For Wellesley, elder brother of the Duke of Wellington, the conflicts in India with both Tipu Sultan and the French allowed the British to dominate the region completely. Wellesley conquered more territory in India than Napoleon did in Europe. Tipu Sultan had promised a holy war of vengeance since his defeat by Cornwallis and this led to his demonisation by the British as a savage monster. Certainly the ruler of Mysore had a reputation for cruelty, but moral attacks from the masters of the slave trade were nothing but hypocrisy. The ruler of Mysore was celebrated by his own subjects as cultured and fair, while he possessed a superb French-trained army and a magnificent palace. This then was the prize for the British forces when they won the battle of Seringapatam. Piers Brendon notes that 'Loot was a Hindi word but the British soon adopted it,' and the Tiger of Mysore's palace was duly ransacked. Wellesley wanted to 'heap kingdoms upon kingdoms, victory upon victory, revenue upon revenue' and with the help of his brother, he extended British dominance after the defeat the Maratha Confederacy. An extravagant Governor-General, Wellesley constructed a new neo-classical Government House which cost £170,000. His rude and dominant attitude towards the local white community which saw him encase himself in ceremonial majesty was, in itself, a reflection of the feelings now held by the whites towards the Indians.

Native culture was now seen as inferior by a white community that had institutionalised discrimination throughout their administration. The success that the British had won in India had also created a greater insecurity that they might lose it all, so they endeavoured to shore up their new power by establishing themselves as the superior caste. Throughout the region there was a clear polarisation in Indian society that could be seen in the stark contrast between the opulent White part of Calcutta and the festering conditions of its 'Black Town.'

Wednesday, 15 September 2010

The East India Company - Conquest & Plunder


Unlike the American and West Indies Colonies, the British expansion in India was down to force of arms rather than through the settlement of white colonisers. India was taken into the British Empire gradually over decades as increasingly valuable trading posts became protected by ever-greater numbers of soldiers. As the riches of the subcontinent were exploited more and more, military alliances were formed with local rulers and divisions amongst the Mughals and their rivals were exploited to the East India Company's advantage. Lord Bryce described the emerging British Raj as having 'a permanently military character' and by the 1770s the East India Company had over 100,000 men under arms. Yet the constant strand throughout the period was the fear amongst the comparatively tiny white garrison that what had been won by force could be lost by force.

Originally Queen Elizabeth had given the East India Company its charter in 1600 and it would grow to become the main power in India within the next 200 years. Gradually overtaking competitors like the Dutch East Indian Company, they established their outposts on the fringes of the Mughal Empire in order to trade in spices.
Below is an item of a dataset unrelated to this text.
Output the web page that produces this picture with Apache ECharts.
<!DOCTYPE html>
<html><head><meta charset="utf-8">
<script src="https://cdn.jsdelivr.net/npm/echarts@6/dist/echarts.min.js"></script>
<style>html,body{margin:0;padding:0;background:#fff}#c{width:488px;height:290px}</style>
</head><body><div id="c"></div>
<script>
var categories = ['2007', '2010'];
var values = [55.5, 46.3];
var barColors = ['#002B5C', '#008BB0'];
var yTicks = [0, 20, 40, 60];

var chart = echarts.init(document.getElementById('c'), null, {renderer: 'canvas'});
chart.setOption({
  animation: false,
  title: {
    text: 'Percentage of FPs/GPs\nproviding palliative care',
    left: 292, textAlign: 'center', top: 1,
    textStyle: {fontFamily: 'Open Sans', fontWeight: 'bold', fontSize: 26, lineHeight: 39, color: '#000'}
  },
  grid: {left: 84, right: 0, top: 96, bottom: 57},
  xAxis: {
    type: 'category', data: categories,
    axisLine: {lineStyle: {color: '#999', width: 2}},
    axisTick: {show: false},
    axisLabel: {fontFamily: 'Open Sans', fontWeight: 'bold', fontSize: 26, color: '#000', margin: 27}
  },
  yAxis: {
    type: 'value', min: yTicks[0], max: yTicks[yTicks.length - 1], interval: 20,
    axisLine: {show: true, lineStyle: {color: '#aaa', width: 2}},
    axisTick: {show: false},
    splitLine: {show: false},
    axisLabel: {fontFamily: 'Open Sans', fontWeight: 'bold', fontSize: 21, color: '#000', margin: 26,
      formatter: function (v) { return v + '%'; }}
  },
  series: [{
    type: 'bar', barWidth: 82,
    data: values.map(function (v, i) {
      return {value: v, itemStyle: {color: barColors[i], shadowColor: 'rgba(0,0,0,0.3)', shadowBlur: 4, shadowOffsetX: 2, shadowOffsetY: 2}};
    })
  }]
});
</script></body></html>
The 17th Century was a golden age for Mughal culture and the Mughals had more opulent cities than Europe. However the standard of Mughal Emperor declined in the 18th Century as power struggles erupted and, as Macaulay described, successive incumbents 'sauntered away life in secluded palaces, chewing bang (cannabis), fondling concubines, and listening to buffoons.' Internal revolts combined with Persian and Afghan invasions meant that the disordered land was ripe for the British and the French to exploit. In making alliances with local rulers, the East India Company could gain control of further commerce which paid for more sepoys (native soldiers) to conquer further territory, which in turn gave more tax revenue and yet more commercial gains. With a superior navy and better military leadership the British outdid the French easily and by 1761 had crushed their allies and controlled Bengal.

Yet the East India Company was only interested in commercial gain and not in administration. This meant that the province of Bengal was plundered by the tyrannical Company men who were to build vast palaces and extract valuable gifts, before returning home to scandalise society with their ill-gotten gains. Piers Brendon supposes that they may have been 'rendered callous by their own likely fate: about 60 per cent of the Company's appointees died before they could get back to England'. However, vast fortunes were made for the surviving Company employees whilst the province collapsed into famine and death. Between 1773 and 1774 around 5 million people starved to death: one third of Bengal's population. Less people meant less tax revenue and the East India Company's share price began to fall. In 1784 the India Act saw the government take control away from the Company; in 1788 Governor-General Hastings himself was impeached by the House of Lords under charges of misgovernment and corruption.

Although Hastings had been relatively respectful of Indian culture and had seized less riches personally than previous Governor-Generals, the perpetual warfare of his regime was not only costly to Britain; his self-made nabobs that had corrupted the elites of India were now seen as spreading their immorality to British society with many buying rotten borough parliamentary seats. This meant that his never-ending trial would see the British debating the very nature of their new Empire with the great debater Burke accusing Hastings of being 'a ravenous vulture devouring the carcases of the dead.' However, key witnesses were to contract amnesia when it came to providing evidence of Hastings personal culpability in corruption and he was acquitted in 1795. By then, any collective guilt surrounding imperial adventure had been overtaken by a new centralised zeal that insisted that Indians were uncivilized, their culture backward and that India must be 'ruled by an absolute power.'

Source:

Piers Brendon, The Decline and Fall of the British Empire, 1781 - 1997.